How to see line bundle on $\mathbb P^1$ intuitively?

Question

We know the tautological line bundle $\mathcal O(-1)$ on $\mathbb P^1$ can be regarded as the Mobius strip (consider the total space, with base field $\mathbb R$). So, is there similar description for any $\mathcal O(k)$ (its total space is a surface, so we should be able to see it somehow)?

Answer 1

If you look at real points of the bundle, then topologically you have either the Moebius band or the cylinder (it is a $\Bbb R$ bundle over $S^1$).

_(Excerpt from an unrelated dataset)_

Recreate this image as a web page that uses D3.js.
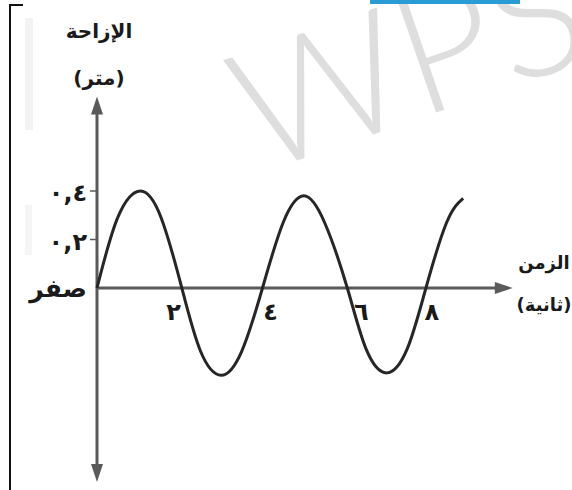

You can show it by computing the Whitney-Steifel class of the bundle, but in a more down-to-earth way, express any bundle $\mathcal O(k)$ with $k \leq 0$ as a tensor product of $\mathcal O(-1)$. You should be able to convince yourself that tensoring $k$ times $\mathcal O(-1)$ gives a bundle with $k$ twist. For $k \geq 0$, a Riemannian metric will give you an isomorphism of manifolds $\mathcal O(k) \cong \mathcal O(-k)$.

On a complex viewpoint you won't be able to say anything, because taking the famous Hirzebruch surface $\Sigma_n := \Bbb P_{\mathbb P^1}(\mathcal O \oplus \mathcal O(n))$ gives non-isomorphic complex surfaces for $n \geq 0$. Also, the real points again give either the Klein bottle or the torus.